The Mudcat Café TM
Thread #87981   Message #1943155
Posted By: Cats
21-Jan-07 - 07:54 AM
Thread Name: Folklore: Padstow 'Darkie Days'
Subject: RE: Folklore: Padstow 'Darkie Days'
I am sorry that a sentrence which I can see now is grammatically incorrect has caused so much confusion. If you look carefully the sentence says there is photographic and written evidence. I should have put in a comma to make it photographic, and written, I suppose. I would have thought, though, that the meaning of it was obvious. I am quite aware that photographs have not been around for centuries, although, if you want to be pernickity, they have as we are now in the 21st and photographs were around in the 19th, but I'm not that picky. There is written evidence and it can be found in Padstow museum and local collections.   There are very early photographs. Guising in Padstow is not something that came in with minstrelsy. Also, Derek, that photograph may well have been in a 2007 newspaper but it was, most definitley, not taken in recent years.

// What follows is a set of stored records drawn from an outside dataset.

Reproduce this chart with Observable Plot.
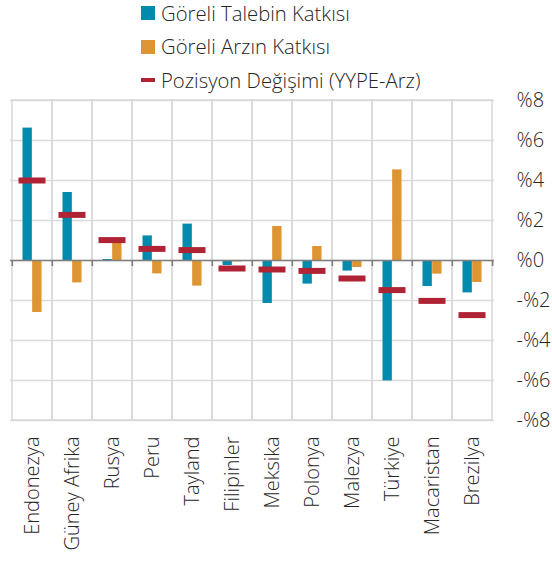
<!DOCTYPE html>
<html>
<head>
<meta charset="utf-8">
<script src="https://cdn.jsdelivr.net/npm/d3@7"></script>
<script src="https://cdn.jsdelivr.net/npm/@observablehq/plot@0.6"></script>
<style>
  html, body { margin: 0; padding: 0; background: #fff; }
  body { width: 552px; height: 567px; overflow: hidden; font-family: "Open Sans", sans-serif; font-weight: 300; color: #262626; }
  #legend { position: relative; height: 80px; }
  .item { position: absolute; left: 141px; display: flex; align-items: center; font-size: 20.3px; line-height: 1.15; white-space: nowrap; }
  .sw { width: 14px; height: 14px; margin-right: 6px; }
  .ln { width: 14px; height: 4px; margin-right: 6px; }
  svg text { font-weight: 300; }
</style>
</head>
<body>
<div id="legend"></div>
<div id="chart"></div>
<script>
const countries = ["Endonezya","Güney Afrika","Rusya","Peru","Tayland","Filipinler","Meksika","Polonya","Malezya","Türkiye","Macaristan","Brezilya"];
const demand = [6.62, 3.4, 0.05, 1.23, 1.82, -0.25, -2.15, -1.18, -0.53, -6.02, -1.3, -1.62];
const supply = [-2.6, -1.12, 0.9, -0.67, -1.28, -0.07, 1.7, 0.7, -0.35, 4.53, -0.68, -1.1];
const position = [4.0, 2.28, 1.02, 0.58, 0.52, -0.4, -0.45, -0.52, -0.9, -1.48, -2.02, -2.73];
const yTicks = [-8, -6, -4, -2, 0, 2, 4, 6, 8];
const seriesNames = ["Göreli Talebin Katkısı", "Göreli Arzın Katkısı", "Pozisyon Değişimi (YYPE-Arz)"];
const colors = ["#008aad", "#dd9433", "#b02335"];

const data = countries.map((c, i) => ({country: c, demand: demand[i], supply: supply[i], position: position[i]}));

// legend
const legend = document.getElementById("legend");
seriesNames.forEach((name, i) => {
  const it = document.createElement("div");
  it.className = "item";
  it.style.top = (1.5 + i * 33.5) + "px";
  const sw = document.createElement("span");
  sw.className = i === 2 ? "ln" : "sw";
  sw.style.background = colors[i];
  it.appendChild(sw);
  const t = document.createElement("span");
  t.textContent = name;
  it.appendChild(t);
  legend.appendChild(it);
});

const W = 552, mL = 10, mR = 58;
const bw = (W - mL - mR) / countries.length;
const fmt = d => (d < 0 ? "-" : "") + "%" + Math.abs(d);

const chart = Plot.plot({
  width: W,
  height: 487,
  marginTop: 20,
  marginBottom: 147,
  marginLeft: mL,
  marginRight: mR,
  style: {fontFamily: "'Open Sans', sans-serif", fontSize: "20px", color: "#262626", background: "#fff", overflow: "visible"},
  x: {type: "band", domain: countries, padding: 0},
  y: {domain: [-8, 8]},
  marks: [
    Plot.gridY(yTicks, {stroke: "#d9d9d9", strokeOpacity: 1, strokeWidth: 1.6}),
    Plot.barY(countries, {x: d => d, y1: -8, y2: 8, fill: "none", stroke: "#d9d9d9", strokeWidth: 1.6}),
    Plot.barY(data, {x: "country", y: "demand", fill: colors[0], insetLeft: 10.5, insetRight: bw / 2}),
    Plot.barY(data, {x: "country", y: "supply", fill: colors[1], insetLeft: bw / 2, insetRight: 10.5}),
    Plot.ruleY([0], {stroke: "#7f7f7f", strokeWidth: 1.6}),
    Plot.ruleX(countries, {x: d => d, y1: 0, y2: -0.3, dx: -bw / 2, stroke: "#7f7f7f", strokeWidth: 1.6}),
    Plot.ruleX(countries.slice(-1), {x: d => d, y1: 0, y2: -0.3, dx: bw / 2, stroke: "#7f7f7f", strokeWidth: 1.6}),
    Plot.tickY(data, {x: "country", y: "position", stroke: colors[2], strokeWidth: 6, inset: 6.5}),
    Plot.axisY(yTicks, {anchor: "right", tickSize: 0, tickPadding: 22, tickFormat: fmt, fill: "#262626"}),
    Plot.axisX({anchor: "bottom", tickSize: 0, tickPadding: 16, tickRotate: -90, fill: "#262626", label: null})
  ]
});
document.getElementById("chart").appendChild(chart);
</script>
</body>
</html>
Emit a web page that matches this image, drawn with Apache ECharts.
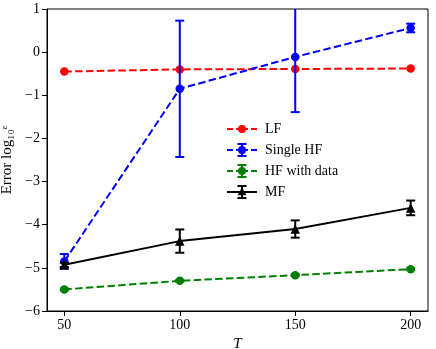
<!DOCTYPE html>
<html>
<head>
<meta charset="utf-8">
<script src="https://cdn.jsdelivr.net/npm/echarts@6/dist/echarts.min.js"></script>
<style>
  html, body { margin: 0; padding: 0; background: #fff; }
  #chart { width: 436px; height: 349px; }
</style>
</head>
<body>
<div id="chart"></div>
<script>
// sample sizes T
var tValues = [50, 100, 150, 200];
var xTicks = [50, 100, 150, 200];
var yTicks = [-6, -5, -4, -3, -2, -1, 0, 1];

// log10 error
var lfValues = [-0.45, -0.40, -0.39, -0.38];

var singleHfValues = [-4.85, -0.85, -0.11, 0.56];
var singleHfErr = [0.17, 1.58, 1.28, 0.10];

var hfDataValues = [-5.50, -5.30, -5.17, -5.03];
var hfDataErr = [0.02, 0.02, 0.02, 0.02];

var mfValues = [-4.93, -4.38, -4.10, -3.61];
var mfErr = [0.05, 0.27, 0.20, 0.17];

var serif = 'Liberation Serif';

function pairs(vals) {
    return tValues.map(function (t, i) { return [t, vals[i]]; });
}
function bars(vals, err) {
    return tValues.map(function (t, i) { return [t, vals[i] - err[i], vals[i] + err[i]]; });
}

// error bar with caps, drawn through the axes
function errorBarSeries(name, color, vals, err, z) {
    return {
        name: name,
        type: 'custom',
        z: z,
        clip: true,
        itemStyle: { color: color },
        renderItem: function (params, api) {
            var lo = api.coord([api.value(0), api.value(1)]);
            var hi = api.coord([api.value(0), api.value(2)]);
            var half = 4.5;
            var st = { stroke: color, lineWidth: 2 };
            return {
                type: 'group',
                children: [
                    { type: 'line', shape: { x1: lo[0], y1: lo[1], x2: hi[0], y2: hi[1] }, style: st },
                    { type: 'line', shape: { x1: lo[0] - half, y1: lo[1], x2: lo[0] + half, y2: lo[1] }, style: st },
                    { type: 'line', shape: { x1: hi[0] - half, y1: hi[1], x2: hi[0] + half, y2: hi[1] }, style: st }
                ]
            };
        },
        encode: { x: 0, y: [1, 2] },
        data: bars(vals, err)
    };
}

function lineSeries(name, color, vals, dashed, symbol, size, z) {
    return {
        name: name,
        type: 'line',
        z: z,
        data: pairs(vals),
        symbol: symbol,
        symbolSize: size,
        showSymbol: true,
        itemStyle: { color: color },
        lineStyle: { color: color, width: 2, type: dashed ? [7.5, 3.3] : 'solid' },
        emphasis: { disabled: true },
        animation: false
    };
}

// legend handles (30 wide)
var dashes = 'M0 7 h6 v2 h-6 Z M9 7 h5 v2 h-5 Z M16 7 h5 v2 h-5 Z M24 7 h6 v2 h-6 Z ';
var solid = 'M0 7 h30 v2 h-30 Z ';
var dot = 'M19 8 A4 4 0 1 1 11 8 A4 4 0 1 1 19 8 Z ';
var tri = 'M15 3.5 L19.5 11.2 L10.5 11.2 Z ';
var ebar = 'M14 1 h2 v14 h-2 Z M10.5 1 h9 v2 h-9 Z M10.5 13 h9 v2 h-9 Z ';

var myChart = echarts.init(document.getElementById('chart'));
var option = {
    backgroundColor: '#fff',
    animation: false,
    grid: {
        left: 47, right: 8, top: 9, bottom: 38,
        outerBoundsMode: 'none',
        containLabel: false,
        show: true, borderColor: '#000', borderWidth: 1, backgroundColor: 'transparent'
    },
    legend: {
        orient: 'vertical',
        left: 222,
        top: 117,
        itemWidth: 30,
        itemHeight: 14,
        itemGap: 7,
        selectedMode: false,
        textStyle: { fontFamily: serif, fontSize: 14, color: '#000', padding: [0, 0, 0, 3] },
        data: [
            { name: 'LF', icon: 'path://' + dashes + dot, itemStyle: { color: '#ff0000' } },
            { name: 'Single HF', icon: 'path://' + dashes + dot + ebar, itemStyle: { color: '#0000ff' } },
            { name: 'HF with data', icon: 'path://' + dashes + dot + ebar, itemStyle: { color: '#008000' } },
            { name: 'MF', icon: 'path://' + solid + tri + ebar, itemStyle: { color: '#000000' } }
        ]
    },
    xAxis: {
        type: 'value',
        min: 42.5,
        max: 207.5,
        name: 'T',
        nameLocation: 'middle',
        nameGap: 25,
        nameTextStyle: { fontFamily: serif, fontSize: 15, fontStyle: 'italic', color: '#000' },
        axisLine: { show: true, onZero: false, lineStyle: { color: '#000', width: 1 } },
        axisTick: { show: true, customValues: xTicks, length: 5, lineStyle: { color: '#000' } },
        axisLabel: { customValues: xTicks, fontFamily: serif, fontSize: 14, color: '#000', margin: 7 },
        splitLine: { show: false }
    },
    yAxis: {
        type: 'value',
        min: yTicks[0],
        max: yTicks[yTicks.length - 1],
        interval: 1,
        name: 'Error log\u2081\u2080\u1D4B',
        nameLocation: 'middle',
        nameGap: 27,
        nameTextStyle: { fontFamily: serif, fontSize: 15, color: '#000' },
        axisLine: { show: true, onZero: false, lineStyle: { color: '#000', width: 1 } },
        axisTick: { show: true, length: 5, lineStyle: { color: '#000' } },
        axisLabel: {
            fontFamily: serif, fontSize: 14, color: '#000', margin: 7,
            formatter: function (v) { return String(v).replace('-', '\u2212'); }
        },
        splitLine: { show: false }
    },
    series: [
        lineSeries('LF', '#ff0000', lfValues, true, 'circle', 8.5, 2),
        errorBarSeries('Single HF', '#0000ff', singleHfValues, singleHfErr, 3),
        lineSeries('Single HF', '#0000ff', singleHfValues, true, 'circle', 8.5, 3),
        errorBarSeries('HF with data', '#008000', hfDataValues, hfDataErr, 4),
        lineSeries('HF with data', '#008000', hfDataValues, true, 'circle', 8.5, 4),
        errorBarSeries('MF', '#000000', mfValues, mfErr, 5),
        lineSeries('MF', '#000000', mfValues, false, 'triangle', 9.5, 5)
    ]
};
myChart.setOption(option);
</script>
</body>
</html>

It is one of those that gets pulled from files year on year and is so annoying as it just fuels the media and gives no credit for the changes.
Anyway, as I said in the beginning, and I only put in the information I have as I live in Cornwall and must be one of the very few people contributing to this thread and discussion that has been there and seen it and know the people who do it, both the Director of Public Prosecutions and the Commission For Racial Equality have examined the tradition of guising, whatever you want to call it, in Padstow and found it is not racist, nor is there any racist intent. It is an English Tradition and has no racist overtones whatsoever. Their words, not mine. I now bow out. If you really want to know what it is all about, rather than pontificate from afar... come and see it for yourselves, then make your decision. You will be made welcome.